(Collected data)
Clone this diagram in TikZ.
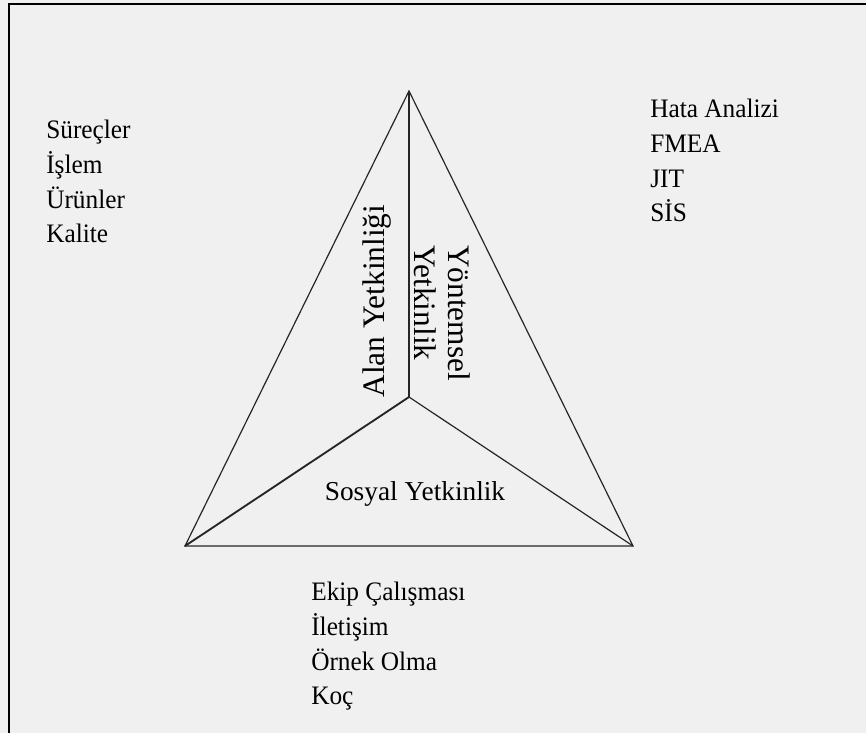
\documentclass[tikz,border=0pt]{standalone}
\usepackage{fontspec}
\setmainfont{Liberation Serif}[FakeStretch=0.95]
\newfontfamily\genis{Liberation Serif}
\usepackage{tikz}

\tikzset{
  yetlabel/.style={font=\genis\fontsize{23.5}{25.5}\selectfont, inner sep=0pt},
  liste/.style={font=\fontsize{20}{26}\selectfont, align=left, anchor=north west, inner sep=0pt},
  kenar/.style={line width=0.9pt, draw=black!85}
}

\begin{document}
\begin{tikzpicture}[x=0.75pt,y=-0.75pt]
\fill[black!6] (0,0) rectangle (866,733);
\useasboundingbox (0,0) rectangle (866,733);
\draw[line width=1.6pt] (9,733) -- (9,4) -- (866,4);

% ucgen
\coordinate (tepe) at (409,91);
\coordinate (orta) at (409,397);
\coordinate (sol) at (185,546);
\coordinate (sag) at (633,546);
\draw[kenar] (tepe) -- (sol) -- (sag) -- cycle;
\draw[kenar, line width=1.2pt] (tepe) -- (orta);
\draw[kenar, line width=1.4pt] (orta) -- (sol);
\draw[kenar] (orta) -- (sag);

% etiketler
\node[yetlabel, rotate=90] (alan) at (377,301) {Alan Yetkinliği};
\node[yetlabel, rotate=-90, align=left] (yontem) at (442,313) {Yöntemsel\\Yetkinlik};
\node[yetlabel, font=\genis\fontsize{20.5}{22}\selectfont] (sosyal) at (415,494) {Sosyal Yetkinlik};

% listeler
\node[liste] (solliste) at (46,120) {Süreçler\\İşlem\\Ürünler\\Kalite};
\node[liste] (sagliste) at (650,99) {Hata Analizi\\FMEA\\JIT\\SİS};
\node[liste] (altliste) at (311,582) {Ekip Çalışması\\İletişim\\Örnek Olma\\Koç};
\end{tikzpicture}
\end{document}
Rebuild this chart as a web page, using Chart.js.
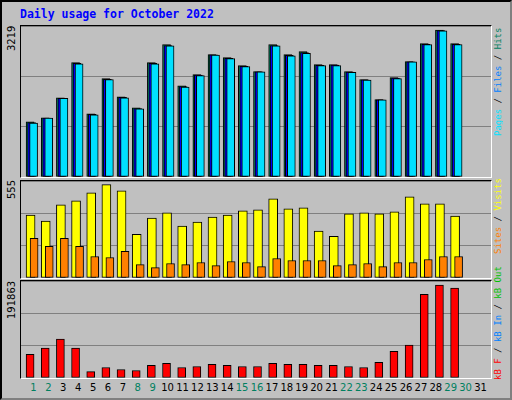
<!DOCTYPE html>
<html>
<head>
<meta charset="utf-8">
<script src="https://cdn.jsdelivr.net/npm/chart.js@4/dist/chart.umd.min.js"></script>
<style>
  body { margin: 0; background: #fff; }
  #frame { position: relative; width: 508px; height: 396px; background: #c0c0c0;
    border: 2px solid; border-color: #000 #808080 #808080 #000; overflow: hidden; }
  .panel { position: absolute; left: 18px; width: 470px; border: 1px solid; border-color: #000 #fff #fff #000; }
  .panel canvas { display: block; }
  .txt { position: absolute; white-space: nowrap; }
  .vert { position: absolute; writing-mode: vertical-rl; transform: rotate(180deg); white-space: nowrap; }
  #title { left: 18px; top: 5px; font: bold 11.5px "DejaVu Sans Mono", monospace; color: #0000ff; }
  .ax { font: 10px "DejaVu Sans", sans-serif; color: #000; text-align: end; }
  .leg { font: 9px "DejaVu Sans Mono", monospace; color: #000; }
  .day { font: 10px "DejaVu Sans", sans-serif; top: 380px; transform: translateX(-50%); }
</style>
</head>
<body>
<div id="frame">
  <div class="txt" id="title">Daily usage for October 2022</div>

  <div class="panel" style="top:23px;height:151px"><canvas id="top" width="470" height="151"></canvas></div>
  <div class="panel" style="top:178px;height:97px"><canvas id="mid" width="470" height="97"></canvas></div>
  <div class="panel" style="top:278px;height:97px"><canvas id="bot" width="470" height="97"></canvas></div>

  <div class="vert ax" style="left:4px;top:24px;height:40px">3219</div>
  <div class="vert ax" style="left:4px;top:178px;height:30px">555</div>
  <div class="vert ax" style="left:4px;top:279px;height:50px">191863</div>

  <div class="vert leg" style="left:491px;top:26px;height:115px;text-align:end"><span style="color:#00e0ff">Pages</span> / <span style="color:#0080ff">Files</span> / <span style="color:#008060">Hits</span></div>
  <div class="vert leg" style="left:491px;top:176px;height:80px;text-align:end"><span style="color:#ff8000">Sites</span> / <span style="color:#ffff00">Visits</span></div>
  <div class="vert leg" style="left:491px;top:260px;height:118px;text-align:start"><span style="color:#ff0000">kB F</span> / <span style="color:#0080ff">kB In</span> / <span style="color:#00c000">kB Out</span></div>
  <div id="days"></div>
</div>
<script>
const days = ['1','2','3','4','5','6','7','8','9','10','11','12','13','14','15','16','17','18','19','20','21','22','23','24','25','26','27','28','29','30','31'];
const weekend = ['1','2','8','9','15','16','22','23','29','30'];

const hits  = [1209,1296,1733,2505,1384,2156,1755,1515,2505,2899,1996,2243,2680,2615,2440,2309,2899,2680,2746,2462,2462,2309,2134,1697,2178,2527,2920,3219,2920,0,0];
const files = [1190,1290,1725,2490,1370,2140,1745,1500,2490,2880,1980,2230,2675,2600,2425,2305,2880,2665,2725,2445,2450,2295,2125,1690,2165,2520,2905,3205,2905,0,0];
const pages = [1180,1290,1720,2480,1360,2135,1735,1490,2480,2870,1970,2220,2670,2590,2420,2300,2870,2655,2710,2440,2440,2290,2120,1690,2155,2520,2900,3200,2900,0,0];
const visits = [375,339,435,459,507,555,519,260,357,387,309,333,363,375,399,405,471,411,417,279,248,381,387,381,393,483,441,441,369,0,0];
const sites  = [236,188,236,188,128,122,158,80,62,86,80,92,74,98,92,68,116,104,104,104,74,80,86,68,92,92,110,128,128,0,0];
const kbF = [49000,61600,80500,61600,13300,21700,17500,15400,25900,30100,21700,23800,28000,25900,23800,23800,30100,28000,28000,25900,25900,23800,21700,32200,55300,67900,172900,191863,185600,0,0];

const shift = {
  id: 'shift',
  beforeDatasetDraw(chart, args) {
    chart.ctx.save();
    chart.ctx.translate(chart.data.datasets[args.index].dx || 0, 0);
  },
  afterDatasetDraw(chart) { chart.ctx.restore(); }
};

function bars(label, data, color, dx, thick, order) {
  return { label, data, backgroundColor: color, borderColor: '#000', borderWidth: 1,
    barThickness: thick, grouped: false, dx, order, borderSkipped: false };
}

function panel(id, datasets, max) {
  new Chart(document.getElementById(id), {
    type: 'bar',
    data: { labels: days, datasets },
    plugins: [shift],
    options: {
      responsive: false, animation: false,
      layout: { padding: 0 },
      plugins: { legend: { display: false }, tooltip: { enabled: false } },
      scales: {
        x: { display: false, offset: true },
        y: { min: 0, max, display: true,
          ticks: { display: false, stepSize: max / 3 },
          grid: { color: '#808080', drawTicks: false, lineWidth: 1 },
          border: { display: false } }
      }
    }
  });
}

panel('top', [
  bars('Hits', hits, '#00805c', 1.5, 8, 3),
  bars('Files', files, '#0000ff', 3, 8, 2),
  bars('Pages', pages, '#00e0ff', 5, 8, 1)
], 3306);
panel('mid', [
  bars('Visits', visits, '#ffff00', 2, 9, 2),
  bars('Sites', sites, '#ff8000', 5.5, 8, 1)
], 577);
panel('bot', [
  bars('kB F', kbF, '#ff0000', 1.5, 8, 1)
], 200260);

const box = document.getElementById('days');
days.forEach((d, i) => {
  const s = document.createElement('div');
  s.className = 'txt day';
  s.style.left = (31.5 + i * 14.9) + 'px';
  s.style.color = weekend.includes(d) ? '#008060' : '#000';
  s.textContent = d;
  box.appendChild(s);
});
</script>
</body>
</html>
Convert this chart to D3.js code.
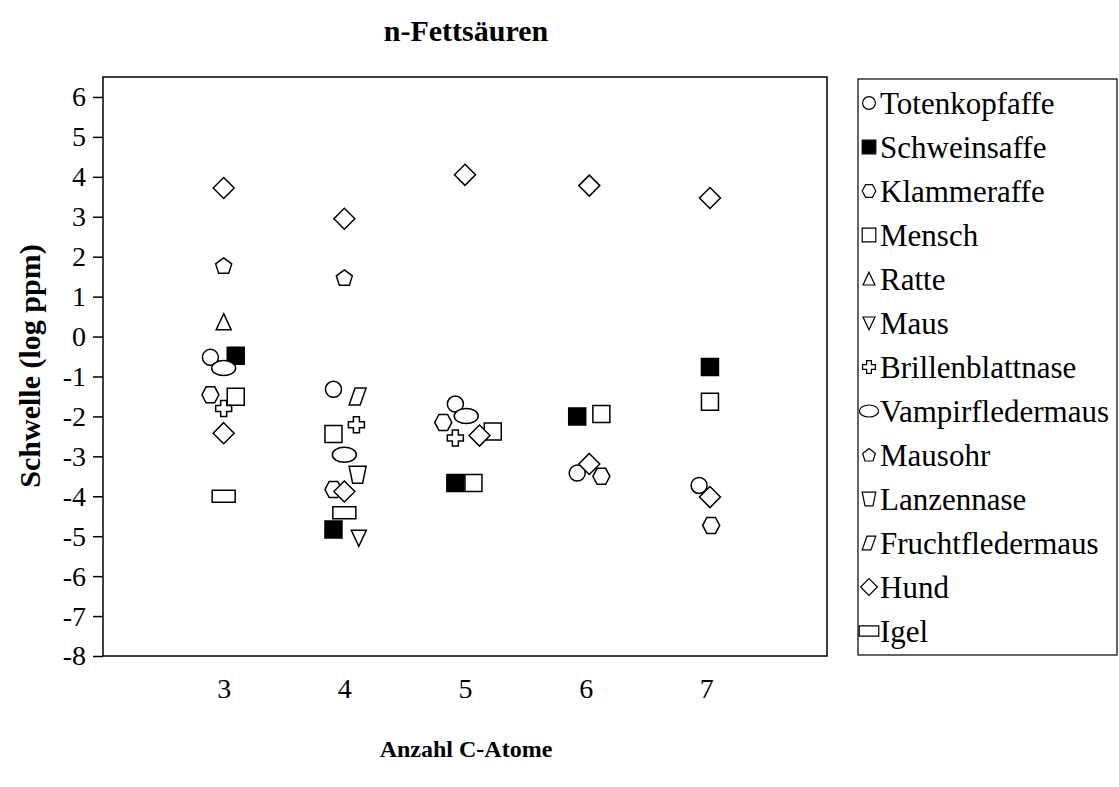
<!DOCTYPE html>
<html>
<head>
<meta charset="utf-8">
<script src="https://cdn.jsdelivr.net/npm/d3@7"></script>
<style>
  html, body { margin: 0; padding: 0; background: #fff; }
  svg { display: block; font-family: "Liberation Serif", "Times New Roman", serif; }
</style>
</head>
<body>
<svg id="chart" width="1119" height="787"></svg>
<script>
// Geruchsschwellen für n-Fettsäuren (log ppm) nach Kettenlänge
const xCategories = [3, 4, 5, 6, 7];
const yTicks = [-8, -7, -6, -5, -4, -3, -2, -1, 0, 1, 2, 3, 4, 5, 6];

const speciesNames = [
  "Totenkopfaffe", "Schweinsaffe", "Klammeraffe", "Mensch", "Ratte", "Maus",
  "Brillenblattnase", "Vampirfledermaus", "Mausohr", "Lanzennase",
  "Fruchtfledermaus", "Hund", "Igel"
];

// [C-Atome (leicht versetzt), Schwelle]
const totenkopfaffe    = [[2.89, -0.52], [3.91, -1.32], [4.92, -1.69], [5.93, -3.42], [6.94, -3.73]];
const schweinsaffe     = [[3.10, -0.48], [3.91, -4.83], [4.92, -3.67], [5.93, -2.00], [7.03, -0.76]];
const klammeraffe      = [[2.89, -1.46], [3.91, -3.83], [4.82, -2.15], [6.13, -3.50], [7.04, -4.73]];
const mensch           = [[3.10, -1.51], [3.91, -2.44], [5.07, -3.67], [5.23, -2.38], [6.13, -1.94], [7.03, -1.63]];
const ratte            = [[3.00, 0.36]];
const maus             = [[4.12, -5.04]];
const brillenblattnase = [[3.00, -1.80], [4.10, -2.21], [4.92, -2.54]];
const vampirfledermaus = [[3.00, -0.79], [4.00, -2.96], [5.01, -1.99]];
const mausohr          = [[3.00, 1.77], [4.00, 1.47]];
const lanzennase       = [[4.11, -3.46]];
const fruchtfledermaus = [[4.11, -1.50]];
const hund             = [[3.00, 3.72], [3.00, -2.42], [4.00, 2.95], [4.00, -3.88], [5.00, 4.05],
                          [5.12, -2.48], [6.03, 3.78], [6.03, -3.19], [7.03, 3.47], [7.03, -4.02]];
const igel             = [[3.00, -4.00], [4.00, -4.41]];

const seriesValues = [
  totenkopfaffe, schweinsaffe, klammeraffe, mensch, ratte, maus,
  brillenblattnase, vampirfledermaus, mausohr, lanzennase,
  fruchtfledermaus, hund, igel
];

// Markerform je Art
const markerKinds = [
  "circle", "squareFilled", "hexagon", "square", "triangleUp", "triangleDown",
  "cross", "ellipse", "pentagon", "trapezoid", "parallelogram", "diamond", "wideRect"
];

function markerPath(kind, s) {
  const p = d3.path();
  const poly = pts => {
    pts.forEach(([a, b], i) => i ? p.lineTo(a * s, b * s) : p.moveTo(a * s, b * s));
    p.closePath();
  };
  switch (kind) {
    case "circle":
      p.arc(0, 0, 8 * s, 0, 2 * Math.PI); p.closePath(); break;
    case "squareFilled":
    case "square":
      poly([[-8.5, -8.5], [8.5, -8.5], [8.5, 8.5], [-8.5, 8.5]]); break;
    case "hexagon":
      poly([[-8.5, 0], [-4.3, -8], [4.3, -8], [8.5, 0], [4.3, 8], [-4.3, 8]]); break;
    case "triangleUp":
      poly([[0, -8.5], [7.5, 7.5], [-7.5, 7.5]]); break;
    case "triangleDown":
      poly([[-7.5, -7.5], [7.5, -7.5], [0, 8.5]]); break;
    case "cross":
      poly([[-3, -8], [3, -8], [3, -3], [8, -3], [8, 3], [3, 3], [3, 8], [-3, 8],
            [-3, 3], [-8, 3], [-8, -3], [-3, -3]]); break;
    case "ellipse": {
      const rx = 12 * s, ry = 7.5 * s;
      p.moveTo(-rx, 0);
      p.bezierCurveTo(-rx, -ry * 0.552, -rx * 0.552, -ry, 0, -ry);
      p.bezierCurveTo(rx * 0.552, -ry, rx, -ry * 0.552, rx, 0);
      p.bezierCurveTo(rx, ry * 0.552, rx * 0.552, ry, 0, ry);
      p.bezierCurveTo(-rx * 0.552, ry, -rx, ry * 0.552, -rx, 0);
      p.closePath(); break;
    }
    case "pentagon":
      poly([[0, -8], [8, -2], [5, 7.5], [-5, 7.5], [-8, -2]]); break;
    case "trapezoid":
      poly([[-8.5, -8.5], [8.5, -8.5], [5, 8.5], [-5, 8.5]]); break;
    case "parallelogram":
      poly([[-2.5, -8.5], [8.5, -8.5], [2.5, 8.5], [-8.5, 8.5]]); break;
    case "diamond":
      poly([[0, -10.5], [10.5, 0], [0, 10.5], [-10.5, 0]]); break;
    case "wideRect":
      poly([[-11.5, -6], [11.5, -6], [11.5, 6], [-11.5, 6]]); break;
  }
  return p.toString();
}

const svg = d3.select("#chart");
const frame = { left: 103, top: 77, right: 827, bottom: 656 };

const x = d3.scaleLinear().domain([2, 8]).range([frame.left, frame.right]);
const y = d3.scaleLinear().domain([-8, 6.5]).range([frame.bottom, frame.top]);

// Titel
svg.append("text")
  .attr("x", 466).attr("y", 41)
  .attr("text-anchor", "middle")
  .attr("font-size", 30).attr("font-weight", "bold")
  .text("n-Fettsäuren");

// Diagrammrahmen
svg.append("rect")
  .attr("x", frame.left).attr("y", frame.top)
  .attr("width", frame.right - frame.left).attr("height", frame.bottom - frame.top)
  .attr("fill", "#fff").attr("stroke", "#000").attr("stroke-width", 1.5);

// y-Achse
const yAxis = svg.append("g")
  .attr("transform", `translate(${frame.left},0)`)
  .call(d3.axisLeft(y).tickValues(yTicks).tickSize(10).tickPadding(7).tickFormat(d => String(d)));
yAxis.select(".domain").remove();
yAxis.selectAll(".tick line").attr("stroke", "#000").attr("stroke-width", 1.5);
yAxis.selectAll(".tick text")
  .attr("font-family", "Liberation Serif, Times New Roman, serif")
  .attr("font-size", 28).attr("fill", "#000");

// x-Achse (nur Beschriftung)
const xAxis = svg.append("g")
  .attr("transform", `translate(0,${frame.bottom})`)
  .call(d3.axisBottom(x).tickValues(xCategories).tickSize(0).tickPadding(22).tickFormat(d => String(d)));
xAxis.select(".domain").remove();
xAxis.selectAll(".tick text")
  .attr("font-family", "Liberation Serif, Times New Roman, serif")
  .attr("font-size", 28).attr("fill", "#000");

// Achsentitel
svg.append("text")
  .attr("x", 466).attr("y", 757)
  .attr("text-anchor", "middle")
  .attr("font-size", 24).attr("font-weight", "bold")
  .text("Anzahl C-Atome");

svg.append("text")
  .attr("transform", "translate(40,366) rotate(-90)")
  .attr("text-anchor", "middle")
  .attr("font-size", 30).attr("font-weight", "bold")
  .text("Schwelle (log ppm)");

// Messpunkte
const pointsLayer = svg.append("g");
seriesValues.forEach((pts, i) => {
  const kind = markerKinds[i];
  pointsLayer.append("g")
    .selectAll("path")
    .data(pts)
    .join("path")
    .attr("transform", d => `translate(${x(d[0])},${y(d[1])})`)
    .attr("d", markerPath(kind, 1))
    .attr("fill", kind === "squareFilled" ? "#000" : "#fff")
    .attr("stroke", "#000")
    .attr("stroke-width", 1.5)
    .attr("stroke-linejoin", "miter");
});

// Legende
const legend = { left: 858, top: 79, right: 1117, bottom: 655, first: 103, step: 44 };
svg.append("rect")
  .attr("x", legend.left).attr("y", legend.top)
  .attr("width", legend.right - legend.left).attr("height", legend.bottom - legend.top)
  .attr("fill", "#fff").attr("stroke", "#000").attr("stroke-width", 1.2);

const items = svg.append("g").selectAll("g")
  .data(speciesNames)
  .join("g")
  .attr("transform", (d, i) => `translate(${legend.left + 11},${legend.first + i * legend.step})`);

items.append("path")
  .attr("d", (d, i) => markerPath(markerKinds[i], markerKinds[i] === "wideRect" ? 0.85 : 0.8))
  .attr("fill", (d, i) => markerKinds[i] === "squareFilled" ? "#000" : "#fff")
  .attr("stroke", "#000")
  .attr("stroke-width", 1.2);

items.append("text")
  .attr("x", 11)
  .attr("dy", "0.35em")
  .attr("font-size", 31)
  .text(d => d);
</script>
</body>
</html>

## REQUIREMENT
Show the lines of the material that contain the word "this".

## EXERCISE RESULT
Clone this diagram in TikZ.
Rebuild this chart as a web page, using Chart.js.
Convert this chart to D3.js code.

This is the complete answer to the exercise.